## Requirements:
Write out the material again word for word, dropping any images it holds.

## Recorded information:

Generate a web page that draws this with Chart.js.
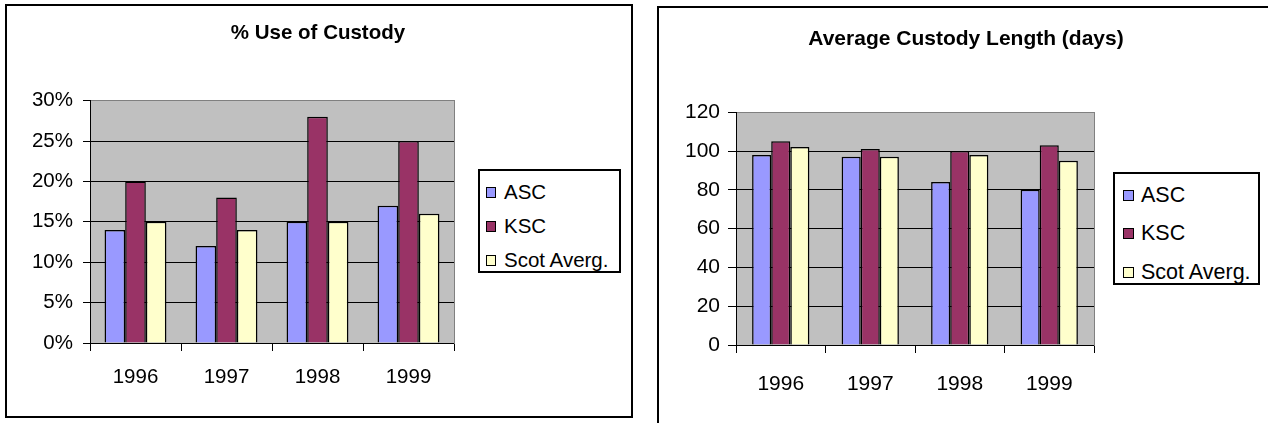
<!DOCTYPE html>
<html>
<head>
<meta charset="utf-8">
<script src="https://cdn.jsdelivr.net/npm/chart.js@4/dist/chart.umd.min.js"></script>
<style>
  body { margin: 0; width: 1268px; height: 423px; overflow: hidden; background: #fff; position: relative; font-family: "Liberation Sans", Arial, sans-serif; }
  .panel { position: absolute; border: 2px solid #000; box-sizing: border-box; }
  canvas { position: absolute; top: 0; }
  .legend { position: absolute; border: 2px solid #000; box-sizing: border-box; background: #fff; color: #000; }
  .legend .row { display: flex; align-items: center; white-space: nowrap; }
  .legend .sw { border: 1px solid #000; box-sizing: border-box; flex: none; }
</style>
</head>
<body>
<div class="panel" style="left:5px; top:4px; width:628px; height:414px;"></div>
<div class="panel" style="left:657px; top:6px; width:700px; height:500px;"></div>
<canvas id="pctChart" width="640" height="423" style="left:-2px;"></canvas>
<canvas id="daysChart" width="628" height="423" style="left:652px;"></canvas>
<div id="pctLegend" class="legend" style="left:478px; top:169px; width:143px; height:104px; padding-top:4px;"></div>
<div id="daysLegend" class="legend" style="left:1113px; top:172px; width:147px; height:113px; padding-top:2px;"></div>
<script>
const years = ['1996', '1997', '1998', '1999'];
const seriesNames = ['ASC', 'KSC', 'Scot Averg.'];
const seriesColors = ['#9999FF', '#993366', '#FFFFCC'];

// % use of custody
const ascPct = [14, 12, 15, 17];
const kscPct = [20, 18, 28, 25];
const scotPct = [15, 14, 15, 16];
const pctMax = 30, pctStep = 5;

// average custody length (days)
const ascDays = [98, 97, 84, 80];
const kscDays = [105, 101, 100, 103];
const scotDays = [102, 97, 98, 95];
const daysMax = 120, daysStep = 20;

const FONT = '"Liberation Sans", Arial, sans-serif';

const plotBg = {
    id: 'plotBg',
    beforeDraw(c) {
        const a = c.chartArea;
        c.ctx.save();
        c.ctx.fillStyle = '#C0C0C0';
        c.ctx.fillRect(a.left, a.top, a.right - a.left, a.bottom - a.top);
        c.ctx.restore();
    }
};

function makeChart(id, o) {
    const ctx = document.getElementById(id).getContext('2d');
    return new Chart(ctx, {
        type: 'bar',
        data: {
            labels: years,
            datasets: o.series.map((d, i) => ({
                label: seriesNames[i],
                data: d,
                backgroundColor: seriesColors[i],
                borderColor: '#000',
                borderWidth: 1.5,
                categoryPercentage: o.catPct,
                barPercentage: 1
            }))
        },
        options: {
            responsive: false,
            animation: false,
            layout: { padding: 0 },
            plugins: {
                legend: { display: false },
                tooltip: { enabled: false },
                title: {
                    display: true,
                    text: o.title,
                    color: '#000',
                    font: { family: FONT, size: o.titleSize, weight: 'bold' },
                    padding: { top: o.titleTop, bottom: o.titleBottom }
                }
            },
            scales: {
                x: {
                    offset: true,
                    grid: { offset: true, drawOnChartArea: false, color: '#000', tickLength: 8 },
                    border: { color: '#000' },
                    ticks: { color: '#000', font: { family: FONT, size: o.tickSize }, padding: o.xPad },
                    afterFit(s) { s.height = o.xHeight; }
                },
                y: {
                    min: 0,
                    max: o.max,
                    ticks: {
                        stepSize: o.step,
                        color: '#000',
                        font: { family: FONT, size: o.tickSize },
                        padding: o.yPad,
                        callback: o.fmt
                    },
                    grid: {
                        color: c => (c.tick && c.tick.value === o.max) ? '#808080' : '#000',
                        tickColor: '#000',
                        tickLength: o.yTick
                    },
                    border: { color: '#000' },
                    afterFit(s) { s.width = o.yWidth; }
                },
                yr: {
                    position: 'right',
                    display: true,
                    grid: { display: false },
                    ticks: { display: false },
                    border: { display: true, color: '#808080' },
                    afterFit(s) { s.width = o.rightWidth; }
                }
            }
        },
        plugins: [plotBg]
    });
}

function makeLegend(id, o) {
    const box = document.getElementById(id);
    seriesNames.forEach((name, i) => {
        const row = document.createElement('div');
        row.className = 'row';
        row.style.height = o.rowH + 'px';
        const sw = document.createElement('span');
        sw.className = 'sw';
        sw.style.background = seriesColors[i];
        sw.style.width = o.swW + 'px';
        sw.style.height = o.swH + 'px';
        sw.style.marginLeft = o.swLeft + 'px';
        sw.style.marginRight = o.gap + 'px';
        const txt = document.createElement('span');
        txt.textContent = name;
        txt.style.fontSize = o.fontSize + 'px';
        row.appendChild(sw);
        row.appendChild(txt);
        box.appendChild(row);
    });
}

makeChart('pctChart', {
    series: [ascPct, kscPct, scotPct],
    title: '% Use of Custody',
    titleSize: 20.5, titleTop: 21, titleBottom: 55,
    tickSize: 20.5,
    catPct: 0.68,
    max: pctMax, step: pctStep,
    fmt: v => v + '%',
    xHeight: 80, xPad: 14,
    yWidth: 92, yPad: 10, yTick: 7,
    rightWidth: 184
});

makeChart('daysChart', {
    series: [ascDays, kscDays, scotDays],
    title: 'Average Custody Length (days)',
    titleSize: 21, titleTop: 27, titleBottom: 60,
    tickSize: 21,
    catPct: 0.64,
    max: daysMax, step: daysStep,
    fmt: v => v,
    xHeight: 78, xPad: 19,
    yWidth: 84, yPad: 8, yTick: 8,
    rightWidth: 186
});

makeLegend('pctLegend', { rowH: 34, swW: 10, swH: 11, swLeft: 6, gap: 8, fontSize: 20.5 });
makeLegend('daysLegend', { rowH: 38.5, swW: 11, swH: 11, swLeft: 8, gap: 7, fontSize: 21.5 });
</script>
</body>
</html>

## Result below:
Generate a web page that draws this with Chart.js.
<!DOCTYPE html>
<html>
<head>
<meta charset="utf-8">
<script src="https://cdn.jsdelivr.net/npm/chart.js@4/dist/chart.umd.min.js"></script>
<style>
  body { margin: 0; width: 1268px; height: 423px; overflow: hidden; background: #fff; position: relative; font-family: "Liberation Sans", Arial, sans-serif; }
  .panel { position: absolute; border: 2px solid #000; box-sizing: border-box; }
  canvas { position: absolute; top: 0; }
  .legend { position: absolute; border: 2px solid #000; box-sizing: border-box; background: #fff; color: #000; }
  .legend .row { display: flex; align-items: center; white-space: nowrap; }
  .legend .sw { border: 1px solid #000; box-sizing: border-box; flex: none; }
</style>
</head>
<body>
<div class="panel" style="left:5px; top:4px; width:628px; height:414px;"></div>
<div class="panel" style="left:657px; top:6px; width:700px; height:500px;"></div>
<canvas id="pctChart" width="640" height="423" style="left:-2px;"></canvas>
<canvas id="daysChart" width="628" height="423" style="left:652px;"></canvas>
<div id="pctLegend" class="legend" style="left:478px; top:169px; width:143px; height:104px; padding-top:4px;"></div>
<div id="daysLegend" class="legend" style="left:1113px; top:172px; width:147px; height:113px; padding-top:2px;"></div>
<script>
const years = ['1996', '1997', '1998', '1999'];
const seriesNames = ['ASC', 'KSC', 'Scot Averg.'];
const seriesColors = ['#9999FF', '#993366', '#FFFFCC'];

// % use of custody
const ascPct = [14, 12, 15, 17];
const kscPct = [20, 18, 28, 25];
const scotPct = [15, 14, 15, 16];
const pctMax = 30, pctStep = 5;

// average custody length (days)
const ascDays = [98, 97, 84, 80];
const kscDays = [105, 101, 100, 103];
const scotDays = [102, 97, 98, 95];
const daysMax = 120, daysStep = 20;

const FONT = '"Liberation Sans", Arial, sans-serif';

const plotBg = {
    id: 'plotBg',
    beforeDraw(c) {
        const a = c.chartArea;
        c.ctx.save();
        c.ctx.fillStyle = '#C0C0C0';
        c.ctx.fillRect(a.left, a.top, a.right - a.left, a.bottom - a.top);
        c.ctx.restore();
    }
};

function makeChart(id, o) {
    const ctx = document.getElementById(id).getContext('2d');
    return new Chart(ctx, {
        type: 'bar',
        data: {
            labels: years,
            datasets: o.series.map((d, i) => ({
                label: seriesNames[i],
                data: d,
                backgroundColor: seriesColors[i],
                borderColor: '#000',
                borderWidth: 1.5,
                categoryPercentage: o.catPct,
                barPercentage: 1
            }))
        },
        options: {
            responsive: false,
            animation: false,
            layout: { padding: 0 },
            plugins: {
                legend: { display: false },
                tooltip: { enabled: false },
                title: {
                    display: true,
                    text: o.title,
                    color: '#000',
                    font: { family: FONT, size: o.titleSize, weight: 'bold' },
                    padding: { top: o.titleTop, bottom: o.titleBottom }
                }
            },
            scales: {
                x: {
                    offset: true,
                    grid: { offset: true, drawOnChartArea: false, color: '#000', tickLength: 8 },
                    border: { color: '#000' },
                    ticks: { color: '#000', font: { family: FONT, size: o.tickSize }, padding: o.xPad },
                    afterFit(s) { s.height = o.xHeight; }
                },
                y: {
                    min: 0,
                    max: o.max,
                    ticks: {
                        stepSize: o.step,
                        color: '#000',
                        font: { family: FONT, size: o.tickSize },
                        padding: o.yPad,
                        callback: o.fmt
                    },
                    grid: {
                        color: c => (c.tick && c.tick.value === o.max) ? '#808080' : '#000',
                        tickColor: '#000',
                        tickLength: o.yTick
                    },
                    border: { color: '#000' },
                    afterFit(s) { s.width = o.yWidth; }
                },
                yr: {
                    position: 'right',
                    display: true,
                    grid: { display: false },
                    ticks: { display: false },
                    border: { display: true, color: '#808080' },
                    afterFit(s) { s.width = o.rightWidth; }
                }
            }
        },
        plugins: [plotBg]
    });
}

function makeLegend(id, o) {
    const box = document.getElementById(id);
    seriesNames.forEach((name, i) => {
        const row = document.createElement('div');
        row.className = 'row';
        row.style.height = o.rowH + 'px';
        const sw = document.createElement('span');
        sw.className = 'sw';
        sw.style.background = seriesColors[i];
        sw.style.width = o.swW + 'px';
        sw.style.height = o.swH + 'px';
        sw.style.marginLeft = o.swLeft + 'px';
        sw.style.marginRight = o.gap + 'px';
        const txt = document.createElement('span');
        txt.textContent = name;
        txt.style.fontSize = o.fontSize + 'px';
        row.appendChild(sw);
        row.appendChild(txt);
        box.appendChild(row);
    });
}

makeChart('pctChart', {
    series: [ascPct, kscPct, scotPct],
    title: '% Use of Custody',
    titleSize: 20.5, titleTop: 21, titleBottom: 55,
    tickSize: 20.5,
    catPct: 0.68,
    max: pctMax, step: pctStep,
    fmt: v => v + '%',
    xHeight: 80, xPad: 14,
    yWidth: 92, yPad: 10, yTick: 7,
    rightWidth: 184
});

makeChart('daysChart', {
    series: [ascDays, kscDays, scotDays],
    title: 'Average Custody Length (days)',
    titleSize: 21, titleTop: 27, titleBottom: 60,
    tickSize: 21,
    catPct: 0.64,
    max: daysMax, step: daysStep,
    fmt: v => v,
    xHeight: 78, xPad: 19,
    yWidth: 84, yPad: 8, yTick: 8,
    rightWidth: 186
});

makeLegend('pctLegend', { rowH: 34, swW: 10, swH: 11, swLeft: 6, gap: 8, fontSize: 20.5 });
makeLegend('daysLegend', { rowH: 38.5, swW: 11, swH: 11, swLeft: 8, gap: 7, fontSize: 21.5 });
</script>
</body>
</html>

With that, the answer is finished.